**STATED PROBLEM:**
Look through the data below and return each line where "draw" appears.

================

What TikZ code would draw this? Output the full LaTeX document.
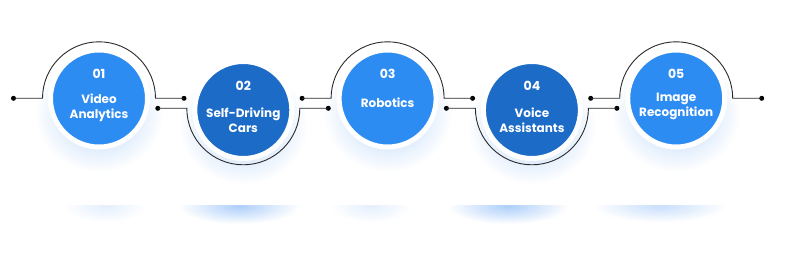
\documentclass[tikz,border=0pt]{standalone}
\usepackage{fontspec}
\setmainfont{Poppins}
\usetikzlibrary{fadings}
\definecolor{lblue}{HTML}{2D8CF2}
\definecolor{dblue}{HTML}{1B6BC7}
\definecolor{wirec}{HTML}{2A2A2A}
\definecolor{glowc}{HTML}{4A95F5}
\tikzfading[name=glowfade, inner color=transparent!0, outer color=transparent!100]
\begin{document}
\begin{tikzpicture}[x=1pt,y=-1pt,
  wire/.style={draw=wirec, line width=0.9pt},
  dot/.style={circle, fill=black, inner sep=0pt, minimum size=5pt},
  ball/.style={circle, draw=white, line width=5pt, minimum size=97pt, inner sep=0pt},
  numtxt/.style={text=white, font=\fontsize{12.5}{14}\selectfont\bfseries},
  labtxt/.style={text=white, align=center, font=\fontsize{12}{15}\selectfont\bfseries},
  glow/.style={fill=glowc, path fading=glowfade}]
\useasboundingbox (0,0) rectangle (791,256);
\fill[white] (0,0) rectangle (791,256);
% soft glows under the circles
\fill[glow, fill opacity=0.4] (99,114) ellipse [x radius=64, y radius=58];
\fill[glow, fill opacity=0.4] (243.3,126) ellipse [x radius=64, y radius=58];
\fill[glow, fill opacity=0.4] (387.6,114) ellipse [x radius=64, y radius=58];
\fill[glow, fill opacity=0.4] (531.9,126) ellipse [x radius=64, y radius=58];
\fill[glow, fill opacity=0.4] (676.2,114) ellipse [x radius=64, y radius=58];
% clipped glow strips near the bottom
\begin{scope}
  \clip (0,206) rectangle (791,224);
  \fill[glow, fill opacity=0.15] (105,206) ellipse [x radius=40, y radius=16];
  \fill[glow, fill opacity=0.45] (239,206) ellipse [x radius=60, y radius=18];
  \fill[glow, fill opacity=0.15] (371,206) ellipse [x radius=40, y radius=16];
  \fill[glow, fill opacity=0.45] (508,206) ellipse [x radius=60, y radius=18];
  \fill[glow, fill opacity=0.3] (660,206) ellipse [x radius=66, y radius=16];
\end{scope}
% dots
\node[dot] (l1) at (13.5,98.3) {};
\node[dot] (r1) at (184,98.3) {};
\node[dot] (l2) at (157.8,108.3) {};
\node[dot] (r2) at (328.3,108.3) {};
\node[dot] (l3) at (302.1,98.3) {};
\node[dot] (r3) at (472.6,98.3) {};
\node[dot] (l4) at (446.4,108.3) {};
\node[dot] (r4) at (616.9,108.3) {};
\node[dot] (l5) at (590.7,98.3) {};
\node[dot] (r5) at (761.7,98.3) {};
% wires
\draw[wire] (l1.center) -- ++(29,0) arc [start angle=180, end angle=360, radius=56.5] -- (r1.center);
\draw[wire] (l2.center) -- ++(29,0) arc [start angle=180, end angle=0, radius=56.5] -- (r2.center);
\draw[wire] (l3.center) -- ++(29,0) arc [start angle=180, end angle=360, radius=56.5] -- (r3.center);
\draw[wire] (l4.center) -- ++(29,0) arc [start angle=180, end angle=0, radius=56.5] -- (r4.center);
\draw[wire] (l5.center) -- ++(29,0) arc [start angle=180, end angle=360, radius=56.5] -- (r5.center);
% circles
\node[ball, fill=lblue] (c1) at (99,98.5) {};
\node[ball, fill=dblue] (c2) at (243.3,110) {};
\node[ball, fill=lblue] (c3) at (387.6,98.5) {};
\node[ball, fill=dblue] (c4) at (531.9,110) {};
\node[ball, fill=lblue] (c5) at (676.2,98.5) {};
% texts
\node[numtxt] (n1) at (99,73.5) {01};
\node[numtxt] (n2) at (243.3,85.5) {02};
\node[numtxt] (n3) at (387.6,73.5) {03};
\node[numtxt] (n4) at (531.9,85.5) {04};
\node[numtxt] (n5) at (676.2,73.5) {05};
\node[labtxt] (t1) at (99,108) {Video\\Analytics};
\node[labtxt] (t2) at (243.3,120.5) {Self-Driving\\Cars};
\node[labtxt] (t3) at (387.6,103) {Robotics};
\node[labtxt] (t4) at (531.9,120.5) {Voice\\Assistants};
\node[labtxt] (t5) at (676.2,106.5) {Image\\Recognition};
\end{tikzpicture}
\end{document}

================

**OUTPUT:**
What TikZ code would draw this? Output the full LaTeX document.
  wire/.style={draw=wirec, line width=0.9pt},
  ball/.style={circle, draw=white, line width=5pt, minimum size=97pt, inner sep=0pt},
\draw[wire] (l1.center) -- ++(29,0) arc [start angle=180, end angle=360, radius=56.5] -- (r1.center);
\draw[wire] (l2.center) -- ++(29,0) arc [start angle=180, end angle=0, radius=56.5] -- (r2.center);
\draw[wire] (l3.center) -- ++(29,0) arc [start angle=180, end angle=360, radius=56.5] -- (r3.center);
\draw[wire] (l4.center) -- ++(29,0) arc [start angle=180, end angle=0, radius=56.5] -- (r4.center);
\draw[wire] (l5.center) -- ++(29,0) arc [start angle=180, end angle=360, radius=56.5] -- (r5.center);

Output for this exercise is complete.